→ **Request**
In the lines below, output everything from the first line through the line containing "(0,0) rectangle (1093,675);" exactly as it is. Pictures are not part of the output.

'''

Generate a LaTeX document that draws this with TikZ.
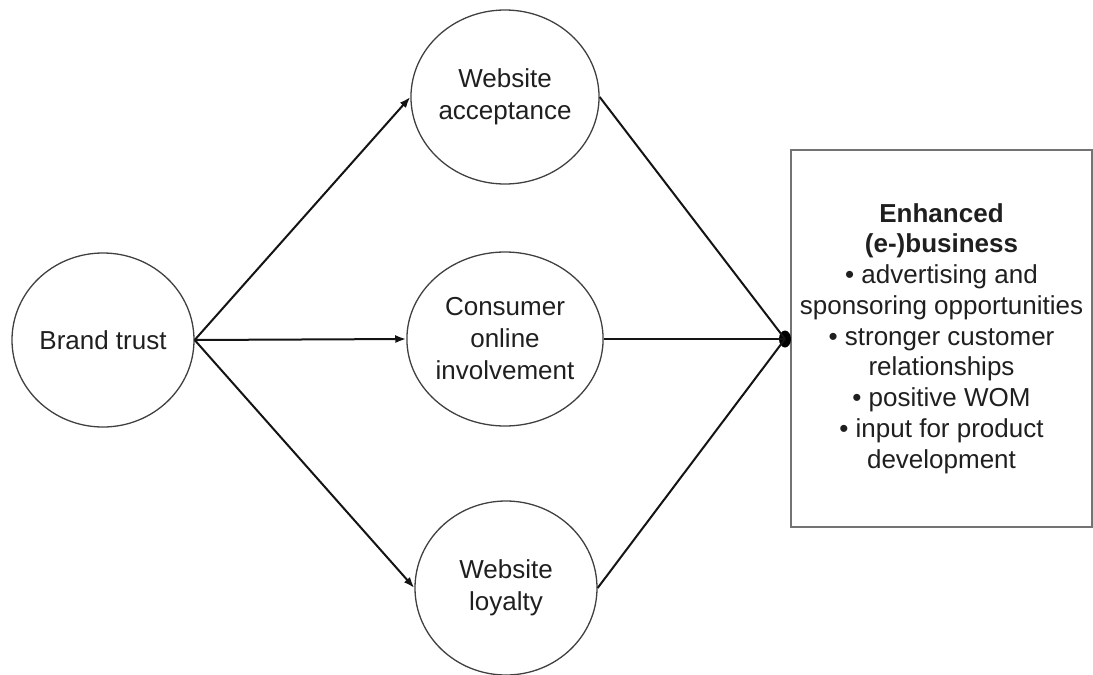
\documentclass[tikz,border=0pt]{standalone}
\usepackage{fontspec}
\setmainfont{Liberation Sans}
\usetikzlibrary{arrows.meta,shapes.geometric}
\begin{document}
\begin{tikzpicture}[x=1pt,y=-1pt,
  construct/.style={ellipse, draw=black!75, line width=1.3pt, minimum width=182pt,
    minimum height=174pt, inner sep=0pt, align=center, text=black!88,
    font=\fontsize{26}{32}\selectfont},
  outcome/.style={rectangle, draw=black!55, line width=1.5pt, minimum width=301pt,
    minimum height=377pt, inner sep=0pt, align=center, text=black!88,
    font=\fontsize{26}{30.75}\selectfont},
  hubdot/.style={ellipse, fill=black, minimum width=12pt, minimum height=17pt, inner sep=0pt},
  link/.style={line width=2pt, draw=black!92},
  arr/.style={link, -{Latex[length=11pt,width=8pt]}}]
  \useasboundingbox (0,0) rectangle (1093,675);

  % constructs
  \node[construct] (bt) at (103,340) {Brand trust};
  \node[construct] (wa) at (505,97)  {Website\\acceptance};
  \node[construct] (ci) at (505,339) {Consumer\\online\\involvement};
  \node[construct] (wl) at (506,588) {Website\\loyalty};

  % outcome box
  \node[outcome] (eb) at (941.5,338.5)
    {\textbf{Enhanced}\\\textbf{(e-)business}\\• advertising and\\sponsoring opportunities\\
     • stronger customer\\relationships\\• positive WOM\\• input for product\\development};

  % junction at the box edge
  \node[hubdot] (hub) at (785,339) {};

  % arrows from brand trust
  \draw[arr] (bt.east) -- (wa.west);
  \draw[arr] (bt.east) -- (ci.west);
  \draw[arr] (bt.east) -- (wl.west);

  % lines into the junction
  \draw[link] (wa.east) -- (hub.center);
  \draw[link] (ci.east) -- (hub.center);
  \draw[link] (wl.east) -- (hub.center);
\end{tikzpicture}
\end{document}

'''

→ **Right answer**
Generate a LaTeX document that draws this with TikZ.
\documentclass[tikz,border=0pt]{standalone}
\usepackage{fontspec}
\setmainfont{Liberation Sans}
\usetikzlibrary{arrows.meta,shapes.geometric}
\begin{document}
\begin{tikzpicture}[x=1pt,y=-1pt,
  construct/.style={ellipse, draw=black!75, line width=1.3pt, minimum width=182pt,
    minimum height=174pt, inner sep=0pt, align=center, text=black!88,
    font=\fontsize{26}{32}\selectfont},
  outcome/.style={rectangle, draw=black!55, line width=1.5pt, minimum width=301pt,
    minimum height=377pt, inner sep=0pt, align=center, text=black!88,
    font=\fontsize{26}{30.75}\selectfont},
  hubdot/.style={ellipse, fill=black, minimum width=12pt, minimum height=17pt, inner sep=0pt},
  link/.style={line width=2pt, draw=black!92},
  arr/.style={link, -{Latex[length=11pt,width=8pt]}}]
  \useasboundingbox (0,0) rectangle (1093,675);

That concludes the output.